The Notes are not intended to be offered, sold or otherwise made available to and should not be offered, sold or otherwise made available to any retail investor in the United Kingdom. For these purposes, a retail investor means a person who is one (or more) of: (i) a retail client, as defined in point (8) of Article 2 of Regulation (EU) No 2017/565 as it forms part of domestic law by virtue of the European Union (Withdrawal) Act 2018 (as amended, “EUWA“); (ii) a customer within the meaning of the provisions of the FSMA and any rules or regulations made under the FSMA to implement Directive (EU) 2016/97, where that customer would not qualify as a professional client, as defined in point (8) of Article 2(1) of Regulation (EU) No 600/2014 as it forms part of domestic law by virtue of the EUWA; or (iii) not a qualified investor as defined in Article 2 of Regulation (EU) 2017/1129 as it forms part of domestic law by virtue of the EUWA. Consequently no key information document required by Regulation (EU) No 1286/2014 as it forms part of domestic law by virtue of the EUWA (the “UK PRIIPs Regulation“) for offering or selling the Notes or otherwise making them available to retail investors in the United Kingdom has been prepared and therefore offering or selling the Notes or otherwise making them available to any retail investor in the United Kingdom may be unlawful under the UK PRIIPs Regulation.

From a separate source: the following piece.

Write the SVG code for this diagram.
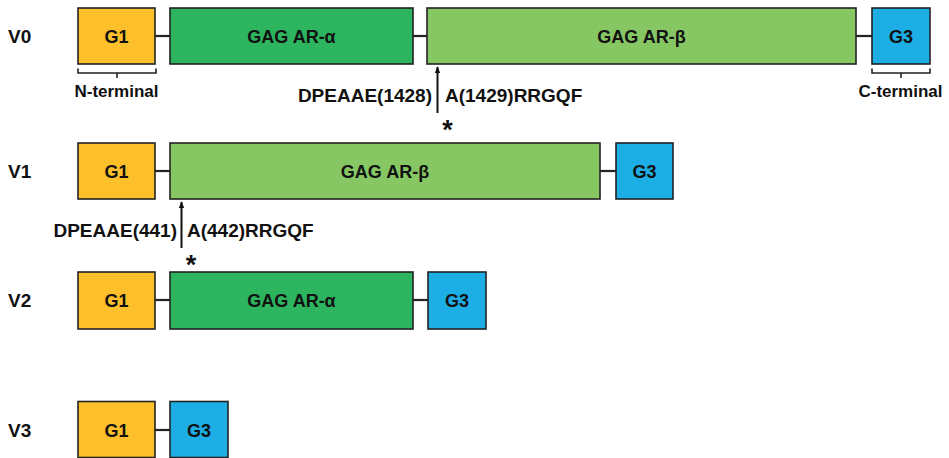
<svg xmlns="http://www.w3.org/2000/svg" width="949" height="458" viewBox="0 0 949 458">
  <defs>
    <marker id="arrowhead" viewBox="0 0 10 10" refX="9" refY="5" markerWidth="7" markerHeight="7" orient="auto" markerUnits="userSpaceOnUse">
      <path d="M0,1 L10,5 L0,9 z" fill="#111"/>
    </marker>
    <style>
      text { font-family: "Liberation Sans", Arial, sans-serif; font-weight: bold; fill: #111; }
      .box { stroke: #222; stroke-width: 1.6; }
      .g1 { fill: #FDBF2A; }
      .alpha { fill: #2DB45F; }
      .beta { fill: #86C764; }
      .g3 { fill: #1CAEE4; }
      .lbl { font-size: 19px; }
      .name { font-size: 18px; text-anchor: middle; }
      .seq { font-size: 19px; }
      .star { font-size: 27px; text-anchor: middle; }
      .term { font-size: 17px; text-anchor: middle; }
      .link { stroke: #222; stroke-width: 2.2; fill: none; }
      .brace { stroke: #222; stroke-width: 1.6; fill: none; }
      .site { stroke: #111; stroke-width: 2; fill: none; }
    </style>
  </defs>

  <!-- row labels -->
  <g id="labels">
    <text class="lbl" x="8" y="43">V0</text>
    <text class="lbl" x="8" y="178">V1</text>
    <text class="lbl" x="8" y="307">V2</text>
    <text class="lbl" x="8" y="437">V3</text>
  </g>

  <!-- linkers between domains -->
  <g id="connectors">
    <line class="link" x1="155" y1="36" x2="170" y2="36"/>
    <line class="link" x1="413" y1="36" x2="427" y2="36"/>
    <line class="link" x1="856" y1="36" x2="872" y2="36"/>
    <line class="link" x1="155" y1="171" x2="170" y2="171"/>
    <line class="link" x1="600" y1="171" x2="616" y2="171"/>
    <line class="link" x1="155" y1="300" x2="170" y2="300"/>
    <line class="link" x1="413" y1="300" x2="428" y2="300"/>
    <line class="link" x1="155" y1="430" x2="170" y2="430"/>
    <!-- cleavage sites -->
    <line class="site" x1="437.5" y1="113" x2="437.5" y2="67" marker-end="url(#arrowhead)"/>
    <line class="site" x1="181.5" y1="248" x2="181.5" y2="202" marker-end="url(#arrowhead)"/>
  </g>

  <!-- V0 -->
  <g id="v0-g1"><rect class="box g1" x="78" y="8" width="77" height="56"/><text class="name" x="116.5" y="42.5">G1</text></g>
  <g id="v0-alpha"><rect class="box alpha" x="170" y="8" width="243" height="56"/><text class="name" x="291.5" y="42.5">GAG AR-α</text></g>
  <g id="v0-beta"><rect class="box beta" x="427" y="8" width="429" height="56"/><text class="name" x="641.5" y="42.5">GAG AR-β</text></g>
  <g id="v0-g3"><rect class="box g3" x="872" y="8" width="58" height="56"/><text class="name" x="901" y="42.5">G3</text></g>
  <g id="n-terminal">
    <path class="brace" d="M78,68.5 V73 H156 V68.5 M117,73 V78"/>
    <text class="term" x="116.5" y="97">N-terminal</text>
  </g>
  <g id="c-terminal">
    <path class="brace" d="M872,68.5 V73 H930 V68.5 M901,73 V78"/>
    <text class="term" x="900.5" y="97">C-terminal</text>
  </g>
  <g id="v0-site">
    <text class="seq" x="432" y="102" text-anchor="end">DPEAAE(1428)</text>
    <text class="seq" x="445" y="102">A(1429)RRGQF</text>
    <text class="star" x="447.5" y="139">*</text>
  </g>

  <!-- V1 -->
  <g id="v1-g1"><rect class="box g1" x="78" y="143" width="77" height="56"/><text class="name" x="116.5" y="177.5">G1</text></g>
  <g id="v1-beta"><rect class="box beta" x="170" y="143" width="430" height="56"/><text class="name" x="385" y="177.5">GAG AR-β</text></g>
  <g id="v1-g3"><rect class="box g3" x="616" y="143" width="57" height="56"/><text class="name" x="644.5" y="177.5">G3</text></g>
  <g id="v1-site">
    <text class="seq" x="177" y="237" text-anchor="end">DPEAAE(441)</text>
    <text class="seq" x="187" y="237">A(442)RRGQF</text>
    <text class="star" x="191" y="274">*</text>
  </g>

  <!-- V2 -->
  <g id="v2-g1"><rect class="box g1" x="78" y="272" width="77" height="57"/><text class="name" x="116.5" y="307">G1</text></g>
  <g id="v2-alpha"><rect class="box alpha" x="170" y="272" width="243" height="57"/><text class="name" x="291.5" y="307">GAG AR-α</text></g>
  <g id="v2-g3"><rect class="box g3" x="428" y="272" width="58" height="57"/><text class="name" x="457" y="307">G3</text></g>

  <!-- V3 -->
  <g id="v3-g1"><rect class="box g1" x="78" y="401.5" width="77" height="56"/><text class="name" x="116.5" y="437">G1</text></g>
  <g id="v3-g3"><rect class="box g3" x="170" y="401.5" width="58" height="56"/><text class="name" x="199" y="437">G3</text></g>
</svg>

This announcement does not constitute a prospectus within the meaning of the Prospectus Regulation or an offer to the public and, in particular, this announcement shall not be considered an “offer of securities to the public” for purposes of the Luxembourg law on prospectus for public offering dated 10 July 2005.
This announcement contains certain forward-looking statements with respect to certain of Arrow Global’s current expectations and projections about future events, including in relation to the amount of the offering. These statements, which sometimes use words such as “intend,” “proposed,” “plan,” “expect,” and words of similar meaning, reflect the directors’ beliefs and expectations and involve a number of risks, uncertainties and assumptions (including the completion of the transactions described in this announcement) that could cause actual results and performance to differ materially from any expected future results or performance expressed or implied by the forward-looking statement. The information contained in this announcement is subject to change without notice and, except as required by applicable law, Arrow Global does not assume any responsibility or obligation to update publicly or review any of the forward-looking statements contained in it. Readers should not place undue reliance on forward-looking statements, which speak only as at the date of this announcement. No statement in this announcement is or is intended to be a profit forecast or profit estimate or to imply that the earnings or other measures of performance of Arrow Global for the current or future financial years will necessarily match or exceed the historical or published earnings or other measures of performance of Arrow Global.
Neither the content of Arrow Global’s websites nor any website accessible by hyperlinks on Arrow Global’s websites is incorporated in, or forms part of, this announcement.